#### [Objective]
The data below should be printed in full, exactly, and without any of its images.

(begin)

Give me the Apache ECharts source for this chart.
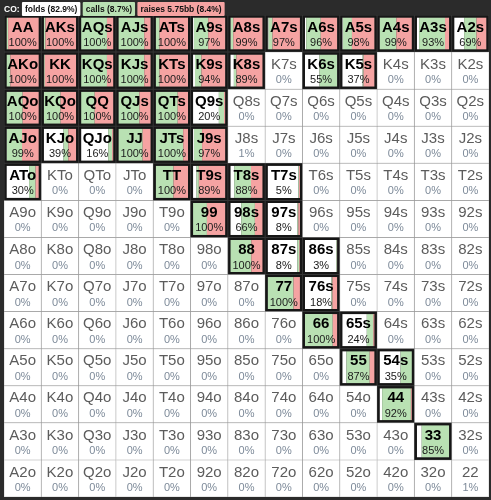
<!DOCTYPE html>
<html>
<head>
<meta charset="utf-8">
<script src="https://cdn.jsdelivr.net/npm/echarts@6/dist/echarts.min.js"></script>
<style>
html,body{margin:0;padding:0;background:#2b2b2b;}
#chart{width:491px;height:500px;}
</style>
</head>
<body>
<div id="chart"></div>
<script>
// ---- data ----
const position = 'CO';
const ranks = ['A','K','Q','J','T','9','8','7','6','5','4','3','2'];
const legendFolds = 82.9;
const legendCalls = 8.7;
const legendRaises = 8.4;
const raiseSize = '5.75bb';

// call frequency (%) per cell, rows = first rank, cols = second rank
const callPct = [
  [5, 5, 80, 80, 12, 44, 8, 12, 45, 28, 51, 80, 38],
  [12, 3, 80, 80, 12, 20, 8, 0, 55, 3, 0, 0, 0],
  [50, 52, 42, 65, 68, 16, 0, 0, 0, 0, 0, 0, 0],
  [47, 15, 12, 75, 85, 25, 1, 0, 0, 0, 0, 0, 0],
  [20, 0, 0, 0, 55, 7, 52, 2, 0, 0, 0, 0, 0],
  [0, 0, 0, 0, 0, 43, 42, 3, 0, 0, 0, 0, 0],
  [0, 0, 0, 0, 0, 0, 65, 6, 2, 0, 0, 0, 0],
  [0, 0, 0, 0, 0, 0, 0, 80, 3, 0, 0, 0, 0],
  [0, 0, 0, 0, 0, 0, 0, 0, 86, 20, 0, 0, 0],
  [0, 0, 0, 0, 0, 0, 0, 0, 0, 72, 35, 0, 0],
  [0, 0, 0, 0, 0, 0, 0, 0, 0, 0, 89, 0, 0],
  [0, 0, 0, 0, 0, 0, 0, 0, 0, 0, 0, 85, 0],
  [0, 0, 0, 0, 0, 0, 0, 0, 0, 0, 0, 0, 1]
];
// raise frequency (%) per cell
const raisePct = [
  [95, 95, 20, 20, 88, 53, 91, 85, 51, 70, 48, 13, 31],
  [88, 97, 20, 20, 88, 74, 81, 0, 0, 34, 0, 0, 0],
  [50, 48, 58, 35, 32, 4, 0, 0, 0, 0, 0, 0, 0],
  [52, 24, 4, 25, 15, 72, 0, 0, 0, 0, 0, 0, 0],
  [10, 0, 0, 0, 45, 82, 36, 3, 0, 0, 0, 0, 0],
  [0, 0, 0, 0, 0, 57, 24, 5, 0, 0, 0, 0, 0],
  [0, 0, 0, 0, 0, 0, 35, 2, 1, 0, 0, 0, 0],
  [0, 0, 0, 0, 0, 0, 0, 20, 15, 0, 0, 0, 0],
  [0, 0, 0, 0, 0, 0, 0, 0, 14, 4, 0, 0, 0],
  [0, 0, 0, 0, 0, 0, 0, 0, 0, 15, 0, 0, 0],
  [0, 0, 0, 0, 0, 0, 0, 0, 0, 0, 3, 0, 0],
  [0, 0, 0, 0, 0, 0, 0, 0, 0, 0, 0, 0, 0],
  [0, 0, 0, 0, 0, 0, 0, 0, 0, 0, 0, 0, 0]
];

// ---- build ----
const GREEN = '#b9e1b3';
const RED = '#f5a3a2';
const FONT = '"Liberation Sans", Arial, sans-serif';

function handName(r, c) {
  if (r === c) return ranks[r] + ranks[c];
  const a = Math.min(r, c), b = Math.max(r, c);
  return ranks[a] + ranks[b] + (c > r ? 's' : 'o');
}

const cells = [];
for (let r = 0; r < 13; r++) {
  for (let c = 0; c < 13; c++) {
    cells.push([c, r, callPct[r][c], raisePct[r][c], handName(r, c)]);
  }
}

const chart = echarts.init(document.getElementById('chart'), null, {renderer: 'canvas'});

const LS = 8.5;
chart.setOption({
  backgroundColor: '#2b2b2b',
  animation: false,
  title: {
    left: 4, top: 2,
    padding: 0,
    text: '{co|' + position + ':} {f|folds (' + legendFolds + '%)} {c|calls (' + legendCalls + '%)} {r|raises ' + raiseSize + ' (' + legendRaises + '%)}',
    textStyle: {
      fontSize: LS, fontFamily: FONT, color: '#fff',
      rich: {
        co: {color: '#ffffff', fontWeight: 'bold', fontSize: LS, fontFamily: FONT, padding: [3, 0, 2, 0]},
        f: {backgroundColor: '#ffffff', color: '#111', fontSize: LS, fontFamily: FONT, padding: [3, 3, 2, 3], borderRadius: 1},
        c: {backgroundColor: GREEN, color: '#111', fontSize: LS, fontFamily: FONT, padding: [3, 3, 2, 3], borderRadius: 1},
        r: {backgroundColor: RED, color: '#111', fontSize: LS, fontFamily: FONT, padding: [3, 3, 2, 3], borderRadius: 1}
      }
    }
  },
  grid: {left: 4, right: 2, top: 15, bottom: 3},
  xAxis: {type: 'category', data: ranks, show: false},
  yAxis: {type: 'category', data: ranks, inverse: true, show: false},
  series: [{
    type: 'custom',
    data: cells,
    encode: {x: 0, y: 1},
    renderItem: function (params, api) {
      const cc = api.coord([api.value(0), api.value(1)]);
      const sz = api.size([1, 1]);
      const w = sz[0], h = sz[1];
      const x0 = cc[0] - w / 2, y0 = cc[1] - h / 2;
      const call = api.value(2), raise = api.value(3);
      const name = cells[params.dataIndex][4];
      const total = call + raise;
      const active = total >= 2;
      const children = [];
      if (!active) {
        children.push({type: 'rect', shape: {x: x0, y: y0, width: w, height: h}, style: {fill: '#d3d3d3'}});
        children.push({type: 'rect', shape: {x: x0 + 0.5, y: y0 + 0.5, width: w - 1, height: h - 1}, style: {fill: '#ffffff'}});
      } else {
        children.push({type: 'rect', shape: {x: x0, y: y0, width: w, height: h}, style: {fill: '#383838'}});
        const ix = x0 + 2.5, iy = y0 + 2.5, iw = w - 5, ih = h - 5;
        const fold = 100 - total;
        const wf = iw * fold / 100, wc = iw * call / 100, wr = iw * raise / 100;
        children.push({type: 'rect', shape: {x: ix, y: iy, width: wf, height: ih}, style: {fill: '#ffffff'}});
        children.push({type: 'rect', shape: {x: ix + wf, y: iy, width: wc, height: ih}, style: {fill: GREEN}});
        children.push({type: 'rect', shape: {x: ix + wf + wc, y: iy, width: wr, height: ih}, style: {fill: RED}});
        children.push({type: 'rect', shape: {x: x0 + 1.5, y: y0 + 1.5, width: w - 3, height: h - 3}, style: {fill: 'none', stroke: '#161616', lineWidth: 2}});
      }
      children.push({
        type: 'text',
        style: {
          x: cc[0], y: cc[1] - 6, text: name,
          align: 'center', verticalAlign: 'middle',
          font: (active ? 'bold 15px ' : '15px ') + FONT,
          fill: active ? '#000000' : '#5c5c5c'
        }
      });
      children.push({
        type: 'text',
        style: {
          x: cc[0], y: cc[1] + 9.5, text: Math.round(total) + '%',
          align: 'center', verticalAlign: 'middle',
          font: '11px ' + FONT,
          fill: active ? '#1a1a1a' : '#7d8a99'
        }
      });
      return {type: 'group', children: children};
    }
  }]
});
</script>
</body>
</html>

(end)

#### [Solution for this task]
Give me the Apache ECharts source for this chart.
<!DOCTYPE html>
<html>
<head>
<meta charset="utf-8">
<script src="https://cdn.jsdelivr.net/npm/echarts@6/dist/echarts.min.js"></script>
<style>
html,body{margin:0;padding:0;background:#2b2b2b;}
#chart{width:491px;height:500px;}
</style>
</head>
<body>
<div id="chart"></div>
<script>
// ---- data ----
const position = 'CO';
const ranks = ['A','K','Q','J','T','9','8','7','6','5','4','3','2'];
const legendFolds = 82.9;
const legendCalls = 8.7;
const legendRaises = 8.4;
const raiseSize = '5.75bb';

// call frequency (%) per cell, rows = first rank, cols = second rank
const callPct = [
  [5, 5, 80, 80, 12, 44, 8, 12, 45, 28, 51, 80, 38],
  [12, 3, 80, 80, 12, 20, 8, 0, 55, 3, 0, 0, 0],
  [50, 52, 42, 65, 68, 16, 0, 0, 0, 0, 0, 0, 0],
  [47, 15, 12, 75, 85, 25, 1, 0, 0, 0, 0, 0, 0],
  [20, 0, 0, 0, 55, 7, 52, 2, 0, 0, 0, 0, 0],
  [0, 0, 0, 0, 0, 43, 42, 3, 0, 0, 0, 0, 0],
  [0, 0, 0, 0, 0, 0, 65, 6, 2, 0, 0, 0, 0],
  [0, 0, 0, 0, 0, 0, 0, 80, 3, 0, 0, 0, 0],
  [0, 0, 0, 0, 0, 0, 0, 0, 86, 20, 0, 0, 0],
  [0, 0, 0, 0, 0, 0, 0, 0, 0, 72, 35, 0, 0],
  [0, 0, 0, 0, 0, 0, 0, 0, 0, 0, 89, 0, 0],
  [0, 0, 0, 0, 0, 0, 0, 0, 0, 0, 0, 85, 0],
  [0, 0, 0, 0, 0, 0, 0, 0, 0, 0, 0, 0, 1]
];
// raise frequency (%) per cell
const raisePct = [
  [95, 95, 20, 20, 88, 53, 91, 85, 51, 70, 48, 13, 31],
  [88, 97, 20, 20, 88, 74, 81, 0, 0, 34, 0, 0, 0],
  [50, 48, 58, 35, 32, 4, 0, 0, 0, 0, 0, 0, 0],
  [52, 24, 4, 25, 15, 72, 0, 0, 0, 0, 0, 0, 0],
  [10, 0, 0, 0, 45, 82, 36, 3, 0, 0, 0, 0, 0],
  [0, 0, 0, 0, 0, 57, 24, 5, 0, 0, 0, 0, 0],
  [0, 0, 0, 0, 0, 0, 35, 2, 1, 0, 0, 0, 0],
  [0, 0, 0, 0, 0, 0, 0, 20, 15, 0, 0, 0, 0],
  [0, 0, 0, 0, 0, 0, 0, 0, 14, 4, 0, 0, 0],
  [0, 0, 0, 0, 0, 0, 0, 0, 0, 15, 0, 0, 0],
  [0, 0, 0, 0, 0, 0, 0, 0, 0, 0, 3, 0, 0],
  [0, 0, 0, 0, 0, 0, 0, 0, 0, 0, 0, 0, 0],
  [0, 0, 0, 0, 0, 0, 0, 0, 0, 0, 0, 0, 0]
];

// ---- build ----
const GREEN = '#b9e1b3';
const RED = '#f5a3a2';
const FONT = '"Liberation Sans", Arial, sans-serif';

function handName(r, c) {
  if (r === c) return ranks[r] + ranks[c];
  const a = Math.min(r, c), b = Math.max(r, c);
  return ranks[a] + ranks[b] + (c > r ? 's' : 'o');
}

const cells = [];
for (let r = 0; r < 13; r++) {
  for (let c = 0; c < 13; c++) {
    cells.push([c, r, callPct[r][c], raisePct[r][c], handName(r, c)]);
  }
}

const chart = echarts.init(document.getElementById('chart'), null, {renderer: 'canvas'});

const LS = 8.5;
chart.setOption({
  backgroundColor: '#2b2b2b',
  animation: false,
  title: {
    left: 4, top: 2,
    padding: 0,
    text: '{co|' + position + ':} {f|folds (' + legendFolds + '%)} {c|calls (' + legendCalls + '%)} {r|raises ' + raiseSize + ' (' + legendRaises + '%)}',
    textStyle: {
      fontSize: LS, fontFamily: FONT, color: '#fff',
      rich: {
        co: {color: '#ffffff', fontWeight: 'bold', fontSize: LS, fontFamily: FONT, padding: [3, 0, 2, 0]},
        f: {backgroundColor: '#ffffff', color: '#111', fontSize: LS, fontFamily: FONT, padding: [3, 3, 2, 3], borderRadius: 1},
        c: {backgroundColor: GREEN, color: '#111', fontSize: LS, fontFamily: FONT, padding: [3, 3, 2, 3], borderRadius: 1},
        r: {backgroundColor: RED, color: '#111', fontSize: LS, fontFamily: FONT, padding: [3, 3, 2, 3], borderRadius: 1}
      }
    }
  },
  grid: {left: 4, right: 2, top: 15, bottom: 3},
  xAxis: {type: 'category', data: ranks, show: false},
  yAxis: {type: 'category', data: ranks, inverse: true, show: false},
  series: [{
    type: 'custom',
    data: cells,
    encode: {x: 0, y: 1},
    renderItem: function (params, api) {
      const cc = api.coord([api.value(0), api.value(1)]);
      const sz = api.size([1, 1]);
      const w = sz[0], h = sz[1];
      const x0 = cc[0] - w / 2, y0 = cc[1] - h / 2;
      const call = api.value(2), raise = api.value(3);
      const name = cells[params.dataIndex][4];
      const total = call + raise;
      const active = total >= 2;
      const children = [];
      if (!active) {
        children.push({type: 'rect', shape: {x: x0, y: y0, width: w, height: h}, style: {fill: '#d3d3d3'}});
        children.push({type: 'rect', shape: {x: x0 + 0.5, y: y0 + 0.5, width: w - 1, height: h - 1}, style: {fill: '#ffffff'}});
      } else {
        children.push({type: 'rect', shape: {x: x0, y: y0, width: w, height: h}, style: {fill: '#383838'}});
        const ix = x0 + 2.5, iy = y0 + 2.5, iw = w - 5, ih = h - 5;
        const fold = 100 - total;
        const wf = iw * fold / 100, wc = iw * call / 100, wr = iw * raise / 100;
        children.push({type: 'rect', shape: {x: ix, y: iy, width: wf, height: ih}, style: {fill: '#ffffff'}});
        children.push({type: 'rect', shape: {x: ix + wf, y: iy, width: wc, height: ih}, style: {fill: GREEN}});
        children.push({type: 'rect', shape: {x: ix + wf + wc, y: iy, width: wr, height: ih}, style: {fill: RED}});
        children.push({type: 'rect', shape: {x: x0 + 1.5, y: y0 + 1.5, width: w - 3, height: h - 3}, style: {fill: 'none', stroke: '#161616', lineWidth: 2}});
      }
      children.push({
        type: 'text',
        style: {
          x: cc[0], y: cc[1] - 6, text: name,
          align: 'center', verticalAlign: 'middle',
          font: (active ? 'bold 15px ' : '15px ') + FONT,
          fill: active ? '#000000' : '#5c5c5c'
        }
      });
      children.push({
        type: 'text',
        style: {
          x: cc[0], y: cc[1] + 9.5, text: Math.round(total) + '%',
          align: 'center', verticalAlign: 'middle',
          font: '11px ' + FONT,
          fill: active ? '#1a1a1a' : '#7d8a99'
        }
      });
      return {type: 'group', children: children};
    }
  }]
});
</script>
</body>
</html>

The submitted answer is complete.